[jldugger]

> on the other hand the second problem is you saying: "all parents with a b born on tuesday, report to be examined!". note that most of the parents that were in the question 1 selected population are now excluded. try to imagine which parents get selected by this one.

But we expect about the same number of parents to show up for "all parents with a b born on Tuesday" as "all parents with a b born on Monday." This feels like some kind of Simpson's paradox I've invented where every subgroup has a the same outcome, which is different than the outcome of the group as whole.

[deepserket]

If you have 2B you might show up in both groups (Monday and Tuesday in your example), if you have only 1B you can't show up in both groups, that's why the probability is different.

[jspiral]

true but note that the day of week selector is knocking out 6/7ths, it's quite a dominant excluder of parents. thus countering the effect of "has one boy already" on the composition of the group

[jldugger]

This is twisting my brain a bit -- there's a third possible version, where the only info you have is the day of week. Something like "i have a child, one of whom was born on tuesday. what are the odds the other is a boy?" perhaps.

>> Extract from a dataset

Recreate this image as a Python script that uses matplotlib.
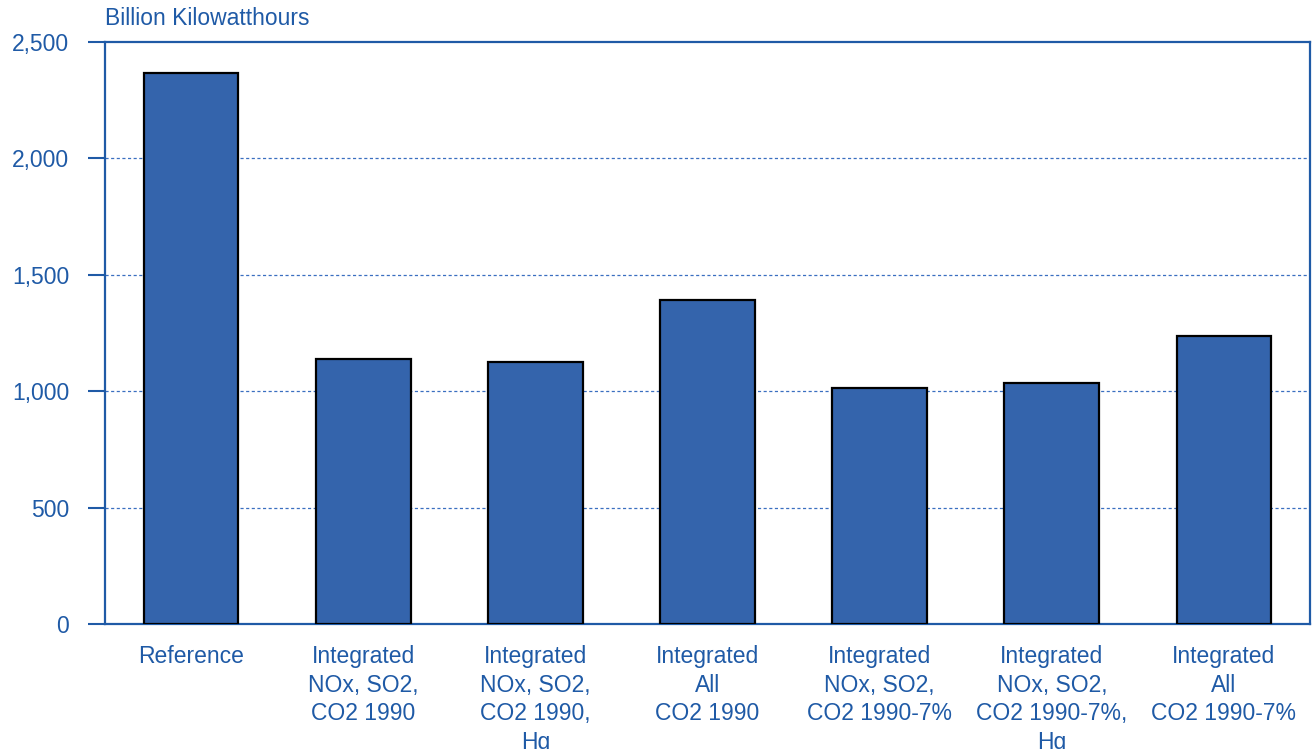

And the answer there has to be basically 50:50. So when you combine these two filters, day of week wins somehow. Will have to ponder more

[jspiral]

ah i didn't actually explain it, the other responder did though. 6/7th (~85.7%) of parents with b g are knocked out by the day of week filter, while only ~%73.5 of the b b parents are knocked out by it. (if i did that math right) so proportionally the sample has more bb parents than the one without day of week.